The linear_kernel from sklearn allows us to compute the linear kernel (the linear seperation of data) for the TFIDF matrices. We then find the similar indices for each item (wine), turn the similar index into a list of similar items (wines) and then append the similar items (other than the first which is the item itself) into the results. 

In [15]:
# First finding the cosine similarities for the tfidf matrix
cosine_similarities = linear_kernel(tfidf_matrix, tfidf_matrix)

# Next, appending the results to a dictionary of the similar items to each wine
results = {}
for idx, row in train_wine.iterrows():
    similar_indices = cosine_similarities[idx].argsort()[:100:-1]
    similar_items = [(cosine_similarities[idx][i], train_wine['wineId'][i]) for i in similar_indices]
    results[row['wineId']] = similar_items[1:]

Some simple functions below allow us to find the item by its id, and then grab the top num recommendations for a given item. 

In [16]:
def item(id):
    return train_wine.loc[train_wine['wineId'] == id]['title'].tolist()[0].split(' - ')[0]

def recommend(item_id, num):
    print('Recommending ' + str(num) + ' products similar to ' + item(item_id) + ' ...')
    print('-----')
    recs = results[item_id][:num]
    for rec in recs:
        print('Recommended: ' + item(rec[1]) + '(score: ' + f"{rec[0]:.2f}" + ')')

And now we can see the top num recommendations for any given item. 

In [17]:
# itemId (wineId) is grabbed from the trainset of wines

itemId_ = train_wine.loc[:, 'wineId'].values[0]
itemName_ = train_wine.loc[train_wine['wineId'] == itemId_, 'title'].values[0]

print(f"Using itemId {itemId_} which is {itemName_} \n")

# The recommend function is then run to find and return the top num matches (5 in this case)

recommend(item_id=itemId_, num=5)

Using itemId 68840 which is Loring Wine Company 2015 Rosella's Vineyard Pinot Noir (Santa Lucia Highlands) 

Recommending 5 products similar to Loring Wine Company 2015 Rosella's Vineyard Pinot Noir (Santa Lucia Highlands) ...
-----
Recommended: Giornata 2013 Luna Matta Vineyard Nebbiolo (Paso Robles)(score: 0.08)
Recommended: Grattamacco 2011  Bolgheri Superiore(score: 0.08)
Recommended: Roblar 2014 Sangiovese (Santa Ynez Valley)(score: 0.06)
Recommended: Davis Family 2013 Soul Patch Estate Grown Syrah (Russian River Valley)(score: 0.06)
Recommended: Masseria del Feudo Grottarossa 2010 Il Giglio Nero d'Avola (Sicilia)(score: 0.06)


In [18]:
results[itemId_][0][1]

51148

In [19]:
# We can then compare the descriptions of the two wines to see how they match

description_original = train_wine.loc[train_wine['title'] == itemName_, 'description'].values[0]

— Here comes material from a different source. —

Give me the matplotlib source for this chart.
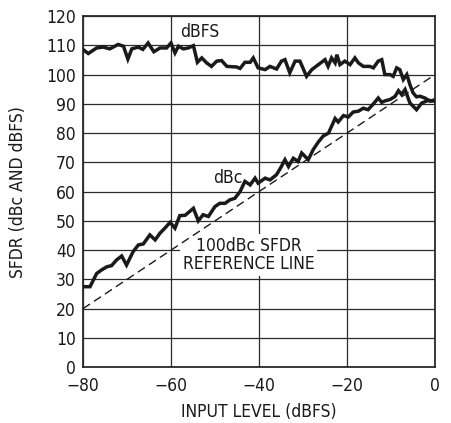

description_matched = train_wine.loc[train_wine['wineId'] == results[itemId_][0][1], 'description'].values[0]

print(f"First wine description: \n{description_original} \n\nMatched wine description: \n{description_matched}")

First wine description: 
Intense baked plum and black cherry aromas meet with vanilla, caramel and sagebrush on the nose of this bottling from one of the appellation's most coveted vineyards. The tangy, energetic and grippy palate offers crushed cranberry flavors, more black plum, gingerbread and exotic Indian spice on the finish. 

Matched wine description: 
Vibrant red plum and cherry aromas meet hibiscus, cinnamon and a touch of inviting cotton candy on the nose of this bottling. The palate brims with cinnamon spice, baked strawberry and red plum, further enhanced by licorice and ginger snap flavors. The structure is elegantly grippy.


Both of these recommendation models have practical uses for building a more hybrid and comprehensive recommendation engine. For instance, content-based models allow for recommendations in absence of past user decisions - useful for a first-time reviewer. As the user's actions and decision history is compiled over time, the recommendation engine could begin to use more collaborative filtering to recommend wines liked by similarly tasted reviewers.

The recommendation engine:
* **First-time reviewers** - mostly using content-based models to recommend wines based on their past preferences. Similar to Netflix's select some movies you've previously enjoyed. 
* **Repeat reviewers** - as data is compiled on the user's tastes, the engine begins to shift from content-based to collaborative filtering. 
* **New wines** - as new items are added, without recommendations provided yet by reviewers, they can be recommended based on their description from the winery from the content-based model. Therefore it is important for exploration purposes that the engine never completely abandon content-based recommendations.